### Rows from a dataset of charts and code
+++++

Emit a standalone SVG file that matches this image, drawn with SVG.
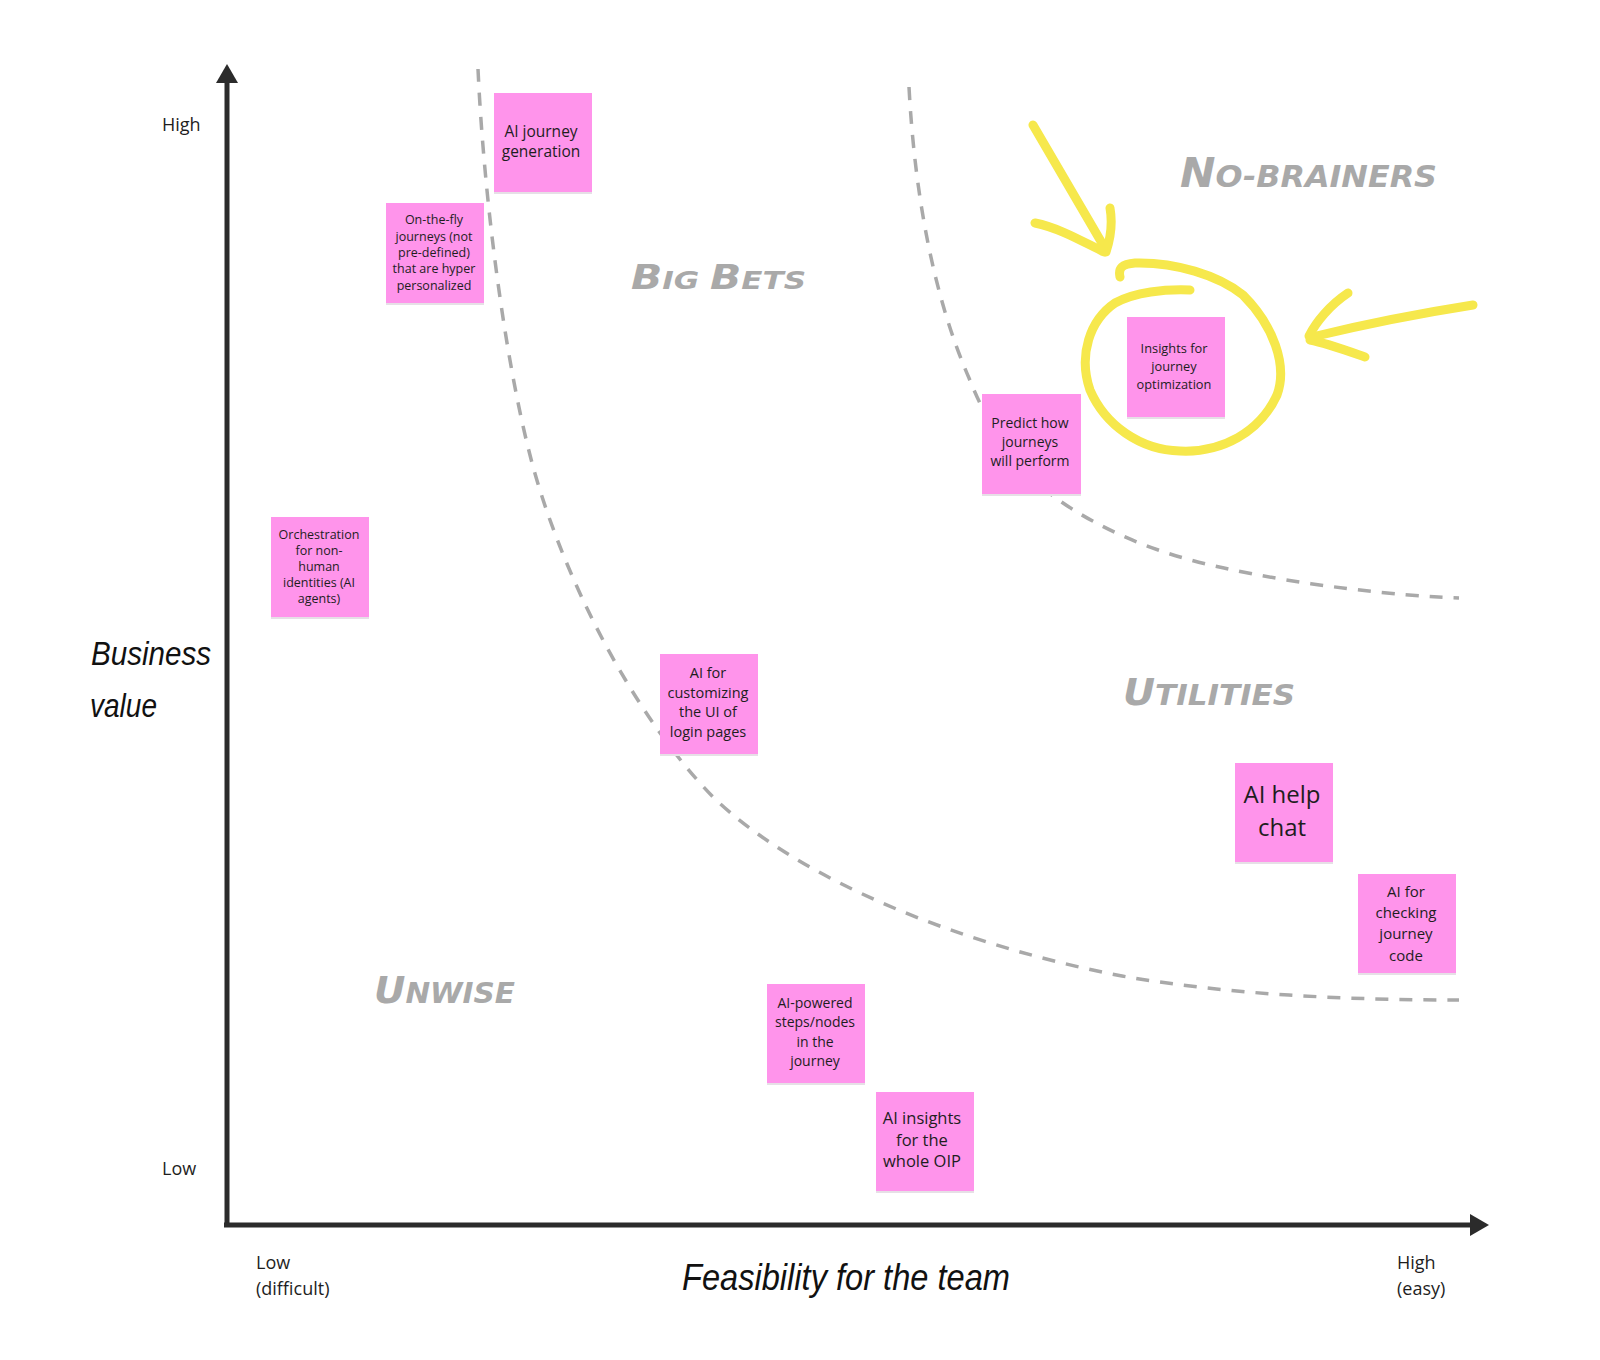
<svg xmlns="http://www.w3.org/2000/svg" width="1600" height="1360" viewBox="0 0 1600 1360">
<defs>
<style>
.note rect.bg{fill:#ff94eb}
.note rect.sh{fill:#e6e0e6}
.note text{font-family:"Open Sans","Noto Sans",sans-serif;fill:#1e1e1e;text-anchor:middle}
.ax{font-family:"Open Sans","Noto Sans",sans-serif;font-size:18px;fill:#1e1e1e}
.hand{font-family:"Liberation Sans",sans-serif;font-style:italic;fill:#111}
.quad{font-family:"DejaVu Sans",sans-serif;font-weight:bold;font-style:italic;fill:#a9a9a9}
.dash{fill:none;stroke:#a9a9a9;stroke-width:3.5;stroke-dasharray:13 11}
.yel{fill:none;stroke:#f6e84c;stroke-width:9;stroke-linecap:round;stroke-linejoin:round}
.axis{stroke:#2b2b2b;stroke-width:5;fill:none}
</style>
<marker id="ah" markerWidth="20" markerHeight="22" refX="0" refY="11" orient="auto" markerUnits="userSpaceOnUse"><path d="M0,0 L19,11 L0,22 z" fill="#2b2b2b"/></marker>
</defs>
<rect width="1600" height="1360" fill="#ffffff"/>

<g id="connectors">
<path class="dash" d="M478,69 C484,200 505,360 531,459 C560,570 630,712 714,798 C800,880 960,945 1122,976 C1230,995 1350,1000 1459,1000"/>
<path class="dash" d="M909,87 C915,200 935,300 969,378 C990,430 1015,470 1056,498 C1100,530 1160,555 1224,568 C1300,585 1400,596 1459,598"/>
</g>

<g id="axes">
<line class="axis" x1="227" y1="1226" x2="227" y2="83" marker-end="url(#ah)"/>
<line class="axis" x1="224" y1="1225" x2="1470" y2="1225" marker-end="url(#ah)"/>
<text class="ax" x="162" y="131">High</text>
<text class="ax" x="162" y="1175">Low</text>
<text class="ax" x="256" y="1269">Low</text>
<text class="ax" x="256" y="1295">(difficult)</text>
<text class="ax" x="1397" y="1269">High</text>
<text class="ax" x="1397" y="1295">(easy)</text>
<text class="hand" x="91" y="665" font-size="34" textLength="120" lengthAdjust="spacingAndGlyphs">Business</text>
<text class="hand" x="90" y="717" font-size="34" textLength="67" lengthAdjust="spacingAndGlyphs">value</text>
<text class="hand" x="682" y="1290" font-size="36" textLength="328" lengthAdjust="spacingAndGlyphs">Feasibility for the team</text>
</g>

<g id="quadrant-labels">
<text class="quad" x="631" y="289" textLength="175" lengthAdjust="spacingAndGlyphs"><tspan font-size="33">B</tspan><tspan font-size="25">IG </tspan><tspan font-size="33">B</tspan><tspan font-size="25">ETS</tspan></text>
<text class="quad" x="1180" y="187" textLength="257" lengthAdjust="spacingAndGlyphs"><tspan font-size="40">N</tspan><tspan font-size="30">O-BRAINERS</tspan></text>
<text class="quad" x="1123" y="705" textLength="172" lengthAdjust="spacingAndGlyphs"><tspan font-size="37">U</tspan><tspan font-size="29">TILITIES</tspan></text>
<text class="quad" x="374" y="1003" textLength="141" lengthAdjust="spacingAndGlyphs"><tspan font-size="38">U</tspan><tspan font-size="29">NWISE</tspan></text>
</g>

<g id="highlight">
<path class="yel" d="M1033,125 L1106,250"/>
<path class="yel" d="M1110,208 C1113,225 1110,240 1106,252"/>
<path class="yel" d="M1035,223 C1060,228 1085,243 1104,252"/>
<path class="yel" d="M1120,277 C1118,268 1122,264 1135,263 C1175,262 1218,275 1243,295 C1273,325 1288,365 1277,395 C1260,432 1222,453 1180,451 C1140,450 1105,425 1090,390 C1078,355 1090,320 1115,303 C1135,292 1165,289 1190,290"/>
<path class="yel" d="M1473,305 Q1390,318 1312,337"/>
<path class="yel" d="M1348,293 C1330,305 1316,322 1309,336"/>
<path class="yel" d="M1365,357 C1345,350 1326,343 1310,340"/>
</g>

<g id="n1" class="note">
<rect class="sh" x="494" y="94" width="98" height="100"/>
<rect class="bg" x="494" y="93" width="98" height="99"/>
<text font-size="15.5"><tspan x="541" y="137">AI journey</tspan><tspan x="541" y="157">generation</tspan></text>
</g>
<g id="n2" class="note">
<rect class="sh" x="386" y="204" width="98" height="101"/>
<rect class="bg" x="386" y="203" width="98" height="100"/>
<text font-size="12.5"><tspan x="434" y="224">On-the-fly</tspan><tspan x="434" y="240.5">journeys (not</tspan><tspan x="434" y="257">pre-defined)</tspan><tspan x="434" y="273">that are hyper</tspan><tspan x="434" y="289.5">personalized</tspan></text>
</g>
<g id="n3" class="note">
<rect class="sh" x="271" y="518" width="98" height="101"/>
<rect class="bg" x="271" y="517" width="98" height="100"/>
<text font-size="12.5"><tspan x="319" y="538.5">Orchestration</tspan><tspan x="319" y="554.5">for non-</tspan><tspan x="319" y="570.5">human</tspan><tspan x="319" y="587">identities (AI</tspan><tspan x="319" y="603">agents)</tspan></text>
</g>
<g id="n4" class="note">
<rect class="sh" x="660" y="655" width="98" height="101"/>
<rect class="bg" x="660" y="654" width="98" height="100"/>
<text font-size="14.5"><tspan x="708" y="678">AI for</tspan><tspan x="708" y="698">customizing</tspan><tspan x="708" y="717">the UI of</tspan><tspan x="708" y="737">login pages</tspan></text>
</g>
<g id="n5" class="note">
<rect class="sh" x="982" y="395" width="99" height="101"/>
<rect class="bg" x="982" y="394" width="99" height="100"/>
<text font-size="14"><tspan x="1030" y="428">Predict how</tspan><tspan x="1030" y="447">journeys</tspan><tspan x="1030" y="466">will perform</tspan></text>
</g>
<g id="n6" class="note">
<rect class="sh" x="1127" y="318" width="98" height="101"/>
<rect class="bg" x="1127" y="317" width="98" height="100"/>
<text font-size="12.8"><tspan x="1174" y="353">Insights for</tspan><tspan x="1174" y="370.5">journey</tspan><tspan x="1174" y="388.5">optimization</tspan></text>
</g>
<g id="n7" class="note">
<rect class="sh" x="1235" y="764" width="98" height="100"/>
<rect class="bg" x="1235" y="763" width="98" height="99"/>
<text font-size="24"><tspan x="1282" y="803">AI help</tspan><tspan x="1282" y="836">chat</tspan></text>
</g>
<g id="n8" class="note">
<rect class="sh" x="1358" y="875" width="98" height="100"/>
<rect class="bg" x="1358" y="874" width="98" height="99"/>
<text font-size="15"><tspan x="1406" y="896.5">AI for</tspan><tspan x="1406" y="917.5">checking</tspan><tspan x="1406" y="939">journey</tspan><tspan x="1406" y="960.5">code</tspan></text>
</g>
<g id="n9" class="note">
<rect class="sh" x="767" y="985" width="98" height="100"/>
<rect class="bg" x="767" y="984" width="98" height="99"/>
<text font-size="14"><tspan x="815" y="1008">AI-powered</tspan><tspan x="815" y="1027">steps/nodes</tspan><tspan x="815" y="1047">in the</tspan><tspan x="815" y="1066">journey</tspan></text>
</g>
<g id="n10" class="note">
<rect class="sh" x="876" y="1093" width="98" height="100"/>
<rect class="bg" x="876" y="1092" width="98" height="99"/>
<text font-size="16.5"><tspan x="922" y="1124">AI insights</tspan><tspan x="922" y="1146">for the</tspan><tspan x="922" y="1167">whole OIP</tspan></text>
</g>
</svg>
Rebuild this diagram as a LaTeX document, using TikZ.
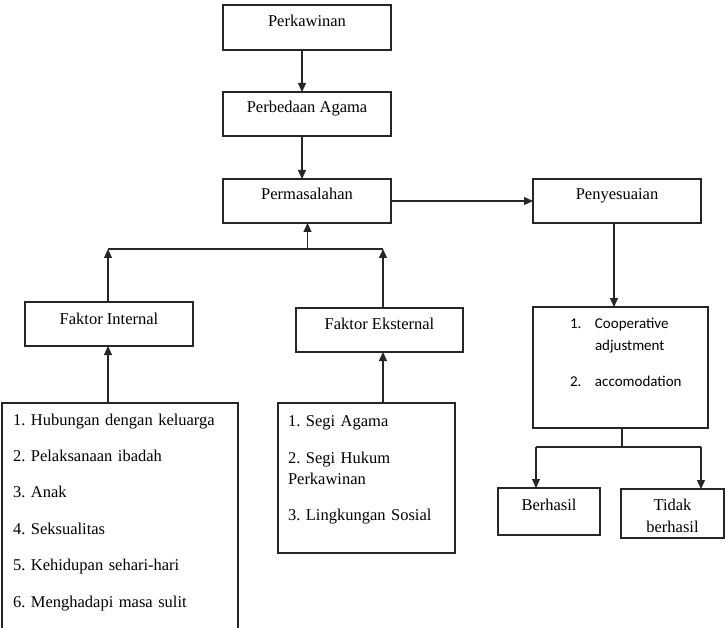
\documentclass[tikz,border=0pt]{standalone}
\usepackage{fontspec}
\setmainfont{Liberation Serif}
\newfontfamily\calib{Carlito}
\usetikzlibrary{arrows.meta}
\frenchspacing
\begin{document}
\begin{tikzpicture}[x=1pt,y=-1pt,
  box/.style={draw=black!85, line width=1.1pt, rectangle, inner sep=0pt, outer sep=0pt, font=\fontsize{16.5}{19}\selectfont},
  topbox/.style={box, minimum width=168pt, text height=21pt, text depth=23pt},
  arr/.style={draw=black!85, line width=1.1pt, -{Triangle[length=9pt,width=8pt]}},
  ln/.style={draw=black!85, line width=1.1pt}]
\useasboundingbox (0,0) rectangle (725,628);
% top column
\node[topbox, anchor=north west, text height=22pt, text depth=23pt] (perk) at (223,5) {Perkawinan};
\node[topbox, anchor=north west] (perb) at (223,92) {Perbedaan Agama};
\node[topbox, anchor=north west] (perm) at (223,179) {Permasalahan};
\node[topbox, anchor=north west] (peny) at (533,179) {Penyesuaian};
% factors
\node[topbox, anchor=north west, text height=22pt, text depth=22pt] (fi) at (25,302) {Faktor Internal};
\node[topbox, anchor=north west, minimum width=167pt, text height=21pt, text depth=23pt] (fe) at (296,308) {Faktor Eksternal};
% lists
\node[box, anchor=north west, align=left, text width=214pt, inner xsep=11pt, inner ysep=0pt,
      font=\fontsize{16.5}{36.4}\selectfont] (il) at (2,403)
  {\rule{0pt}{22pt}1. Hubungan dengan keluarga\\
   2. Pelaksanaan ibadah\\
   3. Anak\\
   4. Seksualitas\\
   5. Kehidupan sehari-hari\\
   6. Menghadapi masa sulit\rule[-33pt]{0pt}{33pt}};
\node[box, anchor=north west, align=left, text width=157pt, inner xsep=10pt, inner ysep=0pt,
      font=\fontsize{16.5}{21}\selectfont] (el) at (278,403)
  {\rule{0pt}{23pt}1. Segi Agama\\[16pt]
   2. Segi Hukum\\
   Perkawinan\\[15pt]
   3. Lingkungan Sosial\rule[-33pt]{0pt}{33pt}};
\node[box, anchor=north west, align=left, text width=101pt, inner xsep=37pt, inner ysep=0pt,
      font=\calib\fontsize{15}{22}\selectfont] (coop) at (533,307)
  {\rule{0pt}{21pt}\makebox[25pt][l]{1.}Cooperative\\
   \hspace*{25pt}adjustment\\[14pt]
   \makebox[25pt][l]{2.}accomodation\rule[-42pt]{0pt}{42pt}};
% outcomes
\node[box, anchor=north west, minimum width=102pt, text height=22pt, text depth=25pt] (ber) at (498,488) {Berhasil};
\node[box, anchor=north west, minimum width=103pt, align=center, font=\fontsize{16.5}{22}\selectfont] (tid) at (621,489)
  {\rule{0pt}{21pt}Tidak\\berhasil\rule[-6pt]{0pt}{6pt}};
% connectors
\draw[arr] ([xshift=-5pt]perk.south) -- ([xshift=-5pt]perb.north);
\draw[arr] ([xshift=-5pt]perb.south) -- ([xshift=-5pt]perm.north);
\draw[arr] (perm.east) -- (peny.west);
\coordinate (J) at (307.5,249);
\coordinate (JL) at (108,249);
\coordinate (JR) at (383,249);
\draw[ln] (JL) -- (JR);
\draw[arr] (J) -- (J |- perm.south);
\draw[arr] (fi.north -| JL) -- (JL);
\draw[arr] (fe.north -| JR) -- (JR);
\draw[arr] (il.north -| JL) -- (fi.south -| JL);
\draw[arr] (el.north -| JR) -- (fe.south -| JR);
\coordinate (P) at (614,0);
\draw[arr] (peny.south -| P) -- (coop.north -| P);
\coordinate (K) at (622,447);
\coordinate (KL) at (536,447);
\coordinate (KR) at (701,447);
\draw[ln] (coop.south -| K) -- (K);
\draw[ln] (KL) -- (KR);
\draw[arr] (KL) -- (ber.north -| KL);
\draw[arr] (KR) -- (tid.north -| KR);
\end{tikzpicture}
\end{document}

+++++

### What to produce
For each line of the entries that includes "this", show that line.

### Response to the exercise
Emit a standalone SVG file that matches this image, drawn with SVG.
Rebuild this diagram as a LaTeX document, using TikZ.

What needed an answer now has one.